→ AIM OF THE TASK
The data below holds a line containing "Write the Plotly code for this chart." and a line containing "ox, oy = 1.5 / pw, 1.5 / ph"; please quote exactly those two lines and every line between them, and nothing else.

Rows from a dataset of charts and code
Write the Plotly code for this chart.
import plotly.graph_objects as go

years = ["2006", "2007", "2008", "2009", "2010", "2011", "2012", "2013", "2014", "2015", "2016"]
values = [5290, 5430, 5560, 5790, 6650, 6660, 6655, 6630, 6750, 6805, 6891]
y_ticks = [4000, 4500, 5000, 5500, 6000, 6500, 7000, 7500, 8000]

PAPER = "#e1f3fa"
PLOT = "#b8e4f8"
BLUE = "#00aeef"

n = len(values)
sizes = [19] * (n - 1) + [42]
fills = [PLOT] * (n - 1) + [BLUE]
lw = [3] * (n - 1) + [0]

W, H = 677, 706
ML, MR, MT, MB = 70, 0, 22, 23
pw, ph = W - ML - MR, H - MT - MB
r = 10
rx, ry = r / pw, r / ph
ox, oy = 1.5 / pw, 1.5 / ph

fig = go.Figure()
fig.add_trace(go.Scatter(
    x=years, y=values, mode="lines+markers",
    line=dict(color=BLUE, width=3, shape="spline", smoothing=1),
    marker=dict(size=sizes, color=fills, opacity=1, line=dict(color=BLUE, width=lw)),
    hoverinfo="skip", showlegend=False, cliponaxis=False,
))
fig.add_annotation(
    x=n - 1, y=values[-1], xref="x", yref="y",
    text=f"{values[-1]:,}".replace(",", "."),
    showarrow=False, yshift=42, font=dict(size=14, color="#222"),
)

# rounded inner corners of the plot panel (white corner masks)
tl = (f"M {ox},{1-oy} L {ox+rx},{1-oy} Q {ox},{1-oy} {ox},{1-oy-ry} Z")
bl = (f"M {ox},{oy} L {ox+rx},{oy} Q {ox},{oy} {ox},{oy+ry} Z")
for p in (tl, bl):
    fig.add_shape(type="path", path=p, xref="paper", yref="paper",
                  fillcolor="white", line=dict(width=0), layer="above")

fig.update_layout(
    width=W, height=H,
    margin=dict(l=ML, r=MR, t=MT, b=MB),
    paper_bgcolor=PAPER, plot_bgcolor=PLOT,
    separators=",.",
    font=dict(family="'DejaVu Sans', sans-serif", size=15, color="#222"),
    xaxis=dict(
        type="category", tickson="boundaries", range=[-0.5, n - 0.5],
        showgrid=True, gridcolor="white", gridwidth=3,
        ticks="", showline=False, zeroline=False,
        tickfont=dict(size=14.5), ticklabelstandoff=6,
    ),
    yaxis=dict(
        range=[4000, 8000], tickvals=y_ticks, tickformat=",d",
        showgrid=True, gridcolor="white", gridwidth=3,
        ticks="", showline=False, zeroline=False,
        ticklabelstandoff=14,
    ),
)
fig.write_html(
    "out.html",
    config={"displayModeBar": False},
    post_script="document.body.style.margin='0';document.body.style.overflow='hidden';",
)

...

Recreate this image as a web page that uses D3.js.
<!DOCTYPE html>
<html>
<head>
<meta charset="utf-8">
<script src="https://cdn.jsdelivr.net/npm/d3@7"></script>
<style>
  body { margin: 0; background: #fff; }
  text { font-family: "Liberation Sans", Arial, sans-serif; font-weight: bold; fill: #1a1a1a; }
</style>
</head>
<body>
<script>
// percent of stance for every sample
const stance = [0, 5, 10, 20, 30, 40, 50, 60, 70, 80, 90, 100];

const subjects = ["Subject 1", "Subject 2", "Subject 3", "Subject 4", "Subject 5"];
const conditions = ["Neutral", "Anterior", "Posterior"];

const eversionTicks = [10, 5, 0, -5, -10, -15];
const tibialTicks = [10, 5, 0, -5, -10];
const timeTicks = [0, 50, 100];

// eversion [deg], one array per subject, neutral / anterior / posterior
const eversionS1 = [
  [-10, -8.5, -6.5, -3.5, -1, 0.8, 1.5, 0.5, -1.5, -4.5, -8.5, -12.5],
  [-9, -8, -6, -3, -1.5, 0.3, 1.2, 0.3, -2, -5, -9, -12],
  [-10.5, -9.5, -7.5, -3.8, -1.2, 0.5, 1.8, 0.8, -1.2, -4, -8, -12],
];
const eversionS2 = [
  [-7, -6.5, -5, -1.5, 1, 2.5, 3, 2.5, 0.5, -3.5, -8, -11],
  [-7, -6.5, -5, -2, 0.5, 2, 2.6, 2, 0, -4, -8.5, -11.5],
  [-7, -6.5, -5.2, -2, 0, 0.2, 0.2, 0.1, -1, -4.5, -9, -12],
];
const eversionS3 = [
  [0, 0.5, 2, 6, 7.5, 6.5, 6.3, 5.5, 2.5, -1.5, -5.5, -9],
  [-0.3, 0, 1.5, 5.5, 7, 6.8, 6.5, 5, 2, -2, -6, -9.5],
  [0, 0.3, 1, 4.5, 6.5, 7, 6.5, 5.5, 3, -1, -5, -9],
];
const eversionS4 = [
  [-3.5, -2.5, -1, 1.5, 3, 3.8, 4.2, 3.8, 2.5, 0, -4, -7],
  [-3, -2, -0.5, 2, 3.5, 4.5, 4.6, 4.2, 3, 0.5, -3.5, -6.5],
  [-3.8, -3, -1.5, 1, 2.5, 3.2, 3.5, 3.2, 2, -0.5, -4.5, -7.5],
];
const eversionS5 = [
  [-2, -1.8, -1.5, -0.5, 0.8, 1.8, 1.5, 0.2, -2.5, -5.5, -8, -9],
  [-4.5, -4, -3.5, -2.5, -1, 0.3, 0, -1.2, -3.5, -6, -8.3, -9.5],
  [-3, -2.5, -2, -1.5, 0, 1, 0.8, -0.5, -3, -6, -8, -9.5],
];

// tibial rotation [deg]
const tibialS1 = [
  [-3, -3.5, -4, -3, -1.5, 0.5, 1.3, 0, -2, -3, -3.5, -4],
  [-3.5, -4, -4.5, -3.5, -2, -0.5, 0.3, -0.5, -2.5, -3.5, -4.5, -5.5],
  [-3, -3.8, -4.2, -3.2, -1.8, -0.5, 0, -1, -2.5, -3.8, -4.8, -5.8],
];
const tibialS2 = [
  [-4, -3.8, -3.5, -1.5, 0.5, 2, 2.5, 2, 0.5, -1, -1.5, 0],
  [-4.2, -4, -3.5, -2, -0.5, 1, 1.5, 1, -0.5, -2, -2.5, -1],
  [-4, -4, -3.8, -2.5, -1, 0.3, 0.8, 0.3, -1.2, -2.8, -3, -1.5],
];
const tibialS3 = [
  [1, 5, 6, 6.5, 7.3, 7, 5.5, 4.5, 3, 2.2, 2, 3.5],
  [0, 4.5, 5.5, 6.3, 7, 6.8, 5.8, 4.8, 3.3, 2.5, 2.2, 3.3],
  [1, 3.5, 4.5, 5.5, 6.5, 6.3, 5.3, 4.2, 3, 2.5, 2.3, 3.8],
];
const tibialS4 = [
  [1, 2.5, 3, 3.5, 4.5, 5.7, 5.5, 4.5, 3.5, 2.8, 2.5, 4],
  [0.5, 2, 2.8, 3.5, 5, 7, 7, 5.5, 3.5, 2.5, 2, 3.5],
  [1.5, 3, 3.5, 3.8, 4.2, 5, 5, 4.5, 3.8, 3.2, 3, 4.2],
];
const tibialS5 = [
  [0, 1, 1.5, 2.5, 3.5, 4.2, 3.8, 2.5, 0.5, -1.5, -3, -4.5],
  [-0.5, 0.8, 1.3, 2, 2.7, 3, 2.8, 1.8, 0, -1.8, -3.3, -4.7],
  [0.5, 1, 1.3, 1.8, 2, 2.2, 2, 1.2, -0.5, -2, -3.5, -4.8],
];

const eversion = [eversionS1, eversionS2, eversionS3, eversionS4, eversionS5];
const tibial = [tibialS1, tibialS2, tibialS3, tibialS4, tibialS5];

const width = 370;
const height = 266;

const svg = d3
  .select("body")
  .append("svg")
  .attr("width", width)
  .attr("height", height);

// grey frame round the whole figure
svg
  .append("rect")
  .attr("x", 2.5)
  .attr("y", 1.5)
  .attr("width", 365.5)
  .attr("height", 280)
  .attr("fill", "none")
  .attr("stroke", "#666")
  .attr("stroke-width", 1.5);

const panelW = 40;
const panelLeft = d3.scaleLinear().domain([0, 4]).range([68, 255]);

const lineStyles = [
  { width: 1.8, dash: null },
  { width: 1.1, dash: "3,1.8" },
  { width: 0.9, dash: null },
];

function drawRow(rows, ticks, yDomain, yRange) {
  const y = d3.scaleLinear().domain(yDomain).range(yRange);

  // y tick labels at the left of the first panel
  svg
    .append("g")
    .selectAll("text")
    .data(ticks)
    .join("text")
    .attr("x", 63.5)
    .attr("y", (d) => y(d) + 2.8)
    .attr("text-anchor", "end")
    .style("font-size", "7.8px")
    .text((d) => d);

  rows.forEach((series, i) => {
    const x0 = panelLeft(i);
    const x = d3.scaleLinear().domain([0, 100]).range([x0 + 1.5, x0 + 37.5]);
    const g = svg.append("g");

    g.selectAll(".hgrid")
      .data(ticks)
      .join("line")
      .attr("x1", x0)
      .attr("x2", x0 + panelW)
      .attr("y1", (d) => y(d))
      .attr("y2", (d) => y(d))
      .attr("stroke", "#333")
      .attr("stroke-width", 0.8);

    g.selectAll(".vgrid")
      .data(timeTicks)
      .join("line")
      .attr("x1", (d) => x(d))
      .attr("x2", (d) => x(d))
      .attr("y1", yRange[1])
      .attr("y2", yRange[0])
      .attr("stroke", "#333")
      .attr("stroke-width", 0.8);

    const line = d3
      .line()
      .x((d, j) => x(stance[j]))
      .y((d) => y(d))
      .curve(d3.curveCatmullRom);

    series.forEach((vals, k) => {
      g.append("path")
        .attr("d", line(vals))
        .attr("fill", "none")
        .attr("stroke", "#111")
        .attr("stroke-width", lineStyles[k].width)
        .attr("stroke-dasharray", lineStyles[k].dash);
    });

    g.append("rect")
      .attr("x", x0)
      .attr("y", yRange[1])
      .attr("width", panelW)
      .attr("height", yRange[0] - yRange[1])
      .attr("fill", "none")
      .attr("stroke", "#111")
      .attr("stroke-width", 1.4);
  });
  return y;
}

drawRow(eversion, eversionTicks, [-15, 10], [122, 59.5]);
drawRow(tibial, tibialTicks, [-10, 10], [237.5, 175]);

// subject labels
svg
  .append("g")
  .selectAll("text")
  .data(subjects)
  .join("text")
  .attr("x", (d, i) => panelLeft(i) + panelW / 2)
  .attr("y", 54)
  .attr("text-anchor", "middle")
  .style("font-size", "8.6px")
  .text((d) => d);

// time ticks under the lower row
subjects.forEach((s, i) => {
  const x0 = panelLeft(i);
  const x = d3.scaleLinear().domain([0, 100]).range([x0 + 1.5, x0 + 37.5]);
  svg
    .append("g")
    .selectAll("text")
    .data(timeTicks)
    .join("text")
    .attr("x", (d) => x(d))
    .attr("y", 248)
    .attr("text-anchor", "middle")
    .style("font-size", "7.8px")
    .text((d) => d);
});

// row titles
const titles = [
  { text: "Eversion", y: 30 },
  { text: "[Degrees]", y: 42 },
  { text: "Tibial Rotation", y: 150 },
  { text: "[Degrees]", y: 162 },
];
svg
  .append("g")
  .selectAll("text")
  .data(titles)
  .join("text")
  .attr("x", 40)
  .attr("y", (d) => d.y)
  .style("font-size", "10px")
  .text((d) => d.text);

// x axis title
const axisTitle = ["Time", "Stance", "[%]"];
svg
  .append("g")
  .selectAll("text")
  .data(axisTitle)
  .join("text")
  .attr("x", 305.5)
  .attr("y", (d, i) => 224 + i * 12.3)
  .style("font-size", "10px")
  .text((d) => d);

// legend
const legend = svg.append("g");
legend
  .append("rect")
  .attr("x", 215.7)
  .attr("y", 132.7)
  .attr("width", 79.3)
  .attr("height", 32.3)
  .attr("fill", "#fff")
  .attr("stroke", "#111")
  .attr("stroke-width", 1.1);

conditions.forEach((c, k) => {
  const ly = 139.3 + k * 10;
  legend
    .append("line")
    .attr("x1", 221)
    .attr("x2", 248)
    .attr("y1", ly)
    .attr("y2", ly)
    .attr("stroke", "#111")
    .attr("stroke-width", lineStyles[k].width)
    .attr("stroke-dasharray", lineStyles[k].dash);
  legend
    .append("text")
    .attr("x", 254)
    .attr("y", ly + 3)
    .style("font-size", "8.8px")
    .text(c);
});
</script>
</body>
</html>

---

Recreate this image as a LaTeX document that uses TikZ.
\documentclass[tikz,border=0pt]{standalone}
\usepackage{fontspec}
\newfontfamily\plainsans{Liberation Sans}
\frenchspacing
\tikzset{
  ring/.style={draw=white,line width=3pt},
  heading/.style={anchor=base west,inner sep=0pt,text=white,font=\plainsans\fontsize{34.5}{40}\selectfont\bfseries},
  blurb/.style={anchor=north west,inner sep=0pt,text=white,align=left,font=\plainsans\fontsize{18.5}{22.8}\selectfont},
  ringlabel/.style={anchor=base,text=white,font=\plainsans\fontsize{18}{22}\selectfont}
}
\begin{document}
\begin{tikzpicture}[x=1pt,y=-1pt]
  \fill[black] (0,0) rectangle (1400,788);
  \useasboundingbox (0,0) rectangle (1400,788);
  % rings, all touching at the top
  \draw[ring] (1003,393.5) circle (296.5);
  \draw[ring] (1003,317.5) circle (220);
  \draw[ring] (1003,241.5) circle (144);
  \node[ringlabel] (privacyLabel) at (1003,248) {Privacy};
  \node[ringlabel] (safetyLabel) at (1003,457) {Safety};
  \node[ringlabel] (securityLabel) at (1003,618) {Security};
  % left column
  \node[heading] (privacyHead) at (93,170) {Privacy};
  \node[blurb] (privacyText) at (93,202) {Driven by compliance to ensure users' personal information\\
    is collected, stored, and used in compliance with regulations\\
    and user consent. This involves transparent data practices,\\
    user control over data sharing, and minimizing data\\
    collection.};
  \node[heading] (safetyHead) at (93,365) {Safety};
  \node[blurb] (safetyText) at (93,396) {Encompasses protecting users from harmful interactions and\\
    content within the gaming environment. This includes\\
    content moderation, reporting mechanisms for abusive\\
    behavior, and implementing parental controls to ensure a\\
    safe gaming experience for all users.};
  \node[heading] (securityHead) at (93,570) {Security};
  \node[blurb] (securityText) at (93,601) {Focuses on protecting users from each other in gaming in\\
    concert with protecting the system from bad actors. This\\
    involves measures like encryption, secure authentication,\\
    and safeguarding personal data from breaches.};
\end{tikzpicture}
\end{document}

→ ANSWER FOR THIS EXERCISE
Write the Plotly code for this chart.
import plotly.graph_objects as go

years = ["2006", "2007", "2008", "2009", "2010", "2011", "2012", "2013", "2014", "2015", "2016"]
values = [5290, 5430, 5560, 5790, 6650, 6660, 6655, 6630, 6750, 6805, 6891]
y_ticks = [4000, 4500, 5000, 5500, 6000, 6500, 7000, 7500, 8000]

PAPER = "#e1f3fa"
PLOT = "#b8e4f8"
BLUE = "#00aeef"

n = len(values)
sizes = [19] * (n - 1) + [42]
fills = [PLOT] * (n - 1) + [BLUE]
lw = [3] * (n - 1) + [0]

W, H = 677, 706
ML, MR, MT, MB = 70, 0, 22, 23
pw, ph = W - ML - MR, H - MT - MB
r = 10
rx, ry = r / pw, r / ph
ox, oy = 1.5 / pw, 1.5 / ph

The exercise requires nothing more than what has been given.